Re: [R] Reducing the size of a large script top speed onset of execution

2010-01-09 Thread Dennis Fisher

Professor Ripley,

Thanks for your suggestions.  I will look into the package approach.

As far as the "source" speed issue, you suggested that the problem may  
relate to guessing encodings so I added:

options(encoding="UTF-8")
at the beginning of the code (was this the correct approach to the  
problem?).  That did not make any obvious difference to the duration  
to source the script.  Do you have an specific suggestions that might  
speed the process?


Dennis

Dennis Fisher MD
P < (The "P Less Than" Company)
Phone: 1-866-PLessThan (1-866-753-7784)
Fax: 1-866-PLessThan (1-866-753-7784)
www.PLessThan.com

On Jan 9, 2010, at 8:53 AM, Prof Brian Ripley wrote:

Please just use make a package; then all the effort of parsing the  
code is done at install time, you can use lazy-loading   Or if  
you are for some reason averse to that, source the code into an  
environment, save that and simply attach() its save file next time.

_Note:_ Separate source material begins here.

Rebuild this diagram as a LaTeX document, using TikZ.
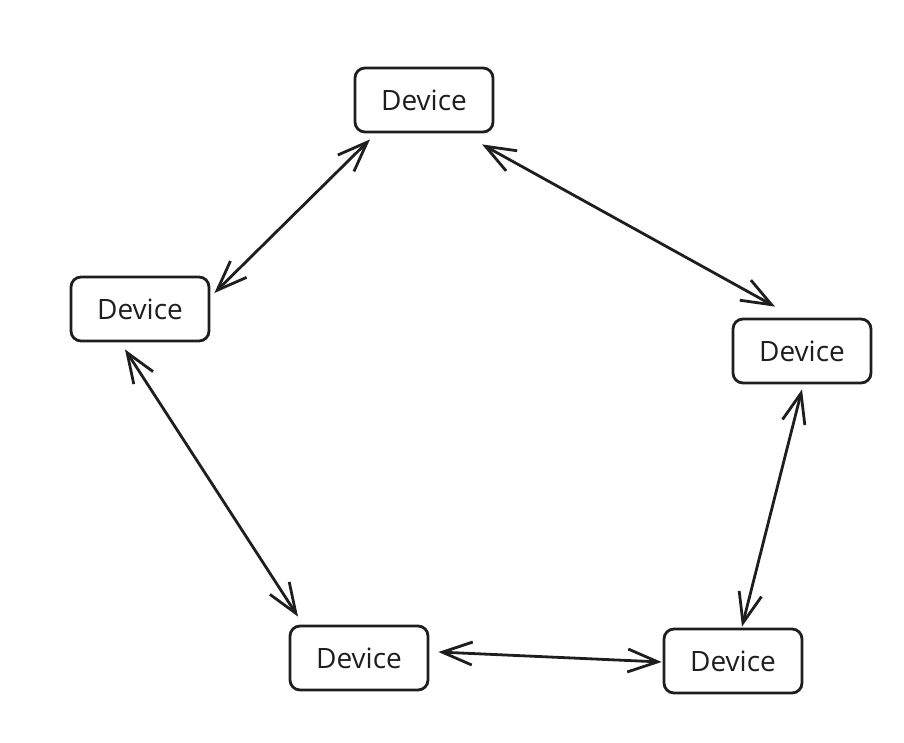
\documentclass[tikz,border=0pt]{standalone}
\usepackage{fontspec}
\setmainfont{Open Sans}
\usetikzlibrary{arrows.meta,calc}

\definecolor{ink}{HTML}{1E1E1E}
\tikzset{
  device/.style={draw=ink, text=ink, line width=2.8pt, rounded corners=10pt,
    minimum width=138pt, minimum height=64pt, inner sep=0pt,
    font=\fontsize{28}{32}\selectfont},
  barb/.tip={Straight Barb[length=30pt,width=23pt]},
  link/.style={barb-barb, draw=ink, line width=2.8pt, line cap=round}
}

\begin{document}
\begin{tikzpicture}[x=1pt,y=-1pt]
                  \useasboundingbox (0,0) rectangle (904,742);
                  \node [device] (top) at (424,100) {Device};
                  \node [device] (left) at (140,309) {Device};
                  \node [device] (right) at (802,351) {Device};
                  \node [device] (botl) at (359,658) {Device};
                  \node [device] (botr) at (733,661) {Device};
                  \draw [link] ($(top.south)+(-54,6)$) -- ($(left.east)+(4,-16)$);
                  \draw [link] ($(top.south)+(58,11)$) -- ($(right.north)+(-27,-11)$);
                  \draw [link] ($(left.south)+(-15,7)$) -- ($(botl.north)+(-61,-8)$);
                  \draw [link] ($(botl.east)+(9,-6)$) -- ($(botr.west)+(-1,1)$);
                  \draw [link] ($(right.south)+(0,5)$) -- ($(botr.north)+(9,-1)$);
\end{tikzpicture}
\end{document}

Packages of that size load in a few milliseconds (as you see each  
time you start R:  stats is 27000 lines).


source() is doing more work to allow it to guess encodings, keeping  
references to the original sources, back out code if the whole  
script does not parse 


On Sat, 9 Jan 2010, Dennis Fisher wrote:


Colleagues,

(R 2.10 on all platforms)

I have a lengthy script (18000 lines) that runs within a graphical  
interface. The script consists of 100's of function followed by a  
single command that calls these functions (execution depends on a  
number of environment variables passed to the script).  As a  
result, nothing is executed until the final line of code is read.
It takes 15-20 seconds to load the code - I would like to speed  
that process.  Two questions:


1.  The code contains numerous large blocks that are executed under  
only one set of conditions (which are known when the code is  
called).  For example, there might be code such as:

if (CONDITION)
{
... (hundreds of lines of code, including embedded curly 
brackets)
} else invisible()
if (!CONDITION)
{
... (hundreds of lines of code, including embedded curly 
brackets)
}
I assume that I could speed loading appreciably if I set up two  
scripts, each of which excluded "irrelevant" code depending on the  
CONDITION.  For example, if I knew that CONDITION was false, I  
would exclude the first block of code above; conversely, if I know  
that CONDITION was true, I would exclude the second block.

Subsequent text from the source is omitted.